--- What this task involves ---
Retype nothing but the lines from the start of the material up to and including the line with "fig = plt.figure(figsize=(W". Pictures don't belong in the copy.
══ Collected data
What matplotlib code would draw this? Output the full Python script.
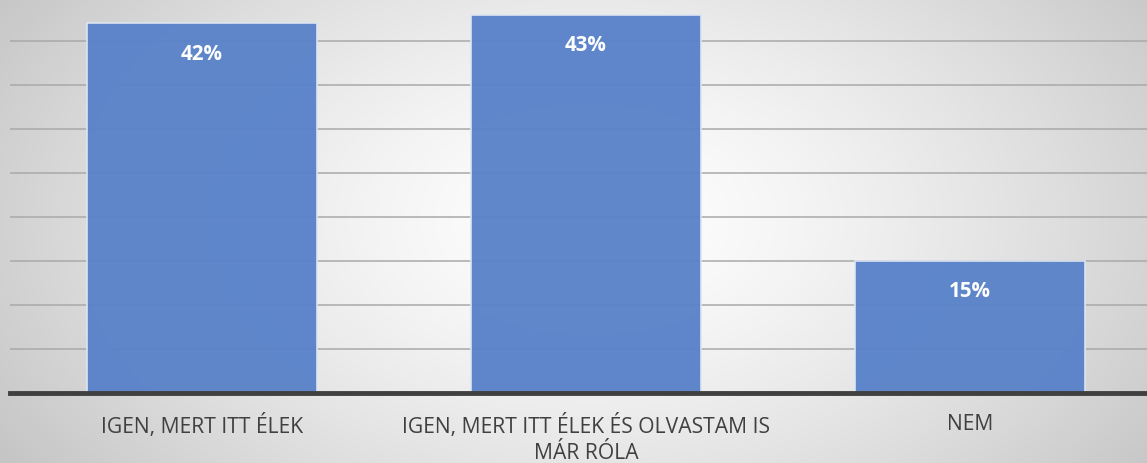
import matplotlib.pyplot as plt
import numpy as np

categories = ["IGEN, MERT ITT ÉLEK", "IGEN, MERT ITT ÉLEK ÉS OLVASTAM IS\nMÁR RÓLA", "NEM"]
values = [42, 43, 15]
labels = ["42%", "43%", "15%"]

W, H = 1147, 464
fig = plt.figure(figsize=(W / 100, H / 100), dpi=100)

# radial gradient background
bg = fig.add_axes([0, 0, 1, 1], zorder=0)
yy, xx = np.mgrid[0:H, 0:W]
r = np.sqrt(((xx - 590) / 640.0) ** 2 + ((yy - 220) / 400.0) ** 2)
shade = 1.0 - 0.20 * np.clip(r, 0, 1.2) ** 1.4
shade = np.clip(shade, 0.77, 1.0)
bg.imshow(np.dstack([shade, shade, shade]), aspect="auto", extent=[0, 1, 0, 1])
bg.axis("off")

ax = fig.add_axes([10 / W, 70 / H, 1152 / W, 396 / H], zorder=1)
ax.patch.set_alpha(0)
x = np.arange(len(categories))
bars = ax.bar(x, values, width=0.6, color="#5a83c9", alpha=0.97,
              edgecolor="#dfe6f3", linewidth=1.2, zorder=3)
ax.set_xlim(-0.5, 2.5)
ax.set_ylim(0, 45)
ax.set_yticks(np.arange(5, 46, 5))
ax.yaxis.grid(True, color="#a9a9a9", linewidth=1.1, zorder=0)
ax.tick_params(axis="y", left=False, labelleft=False)
ax.tick_params(axis="x", bottom=False, pad=11)
ax.set_xticks(x)
ax.set_xticklabels(categories, fontsize=15.2, color="#404040", family="Open Sans",
                   linespacing=1.3, va="top")
for s in ["top", "right", "left"]:
    ax.spines[s].set_visible(False)
ax.spines["bottom"].set_color("#404040")
ax.spines["bottom"].set_linewidth(3.5)
ax.spines["bottom"].set_zorder(4)

for b, lab in zip(bars, labels):
    ax.annotate(lab, (b.get_x() + b.get_width() / 2, b.get_height()),
                xytext=(0, -14), textcoords="offset points", ha="center", va="top",
                color="white", fontsize=14.8, fontweight="bold", family="Open Sans", zorder=5)

fig.savefig("out.png", dpi=100)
════
--- Result ---
What matplotlib code would draw this? Output the full Python script.
import matplotlib.pyplot as plt
import numpy as np

categories = ["IGEN, MERT ITT ÉLEK", "IGEN, MERT ITT ÉLEK ÉS OLVASTAM IS\nMÁR RÓLA", "NEM"]
values = [42, 43, 15]
labels = ["42%", "43%", "15%"]

W, H = 1147, 464
fig = plt.figure(figsize=(W / 100, H / 100), dpi=100)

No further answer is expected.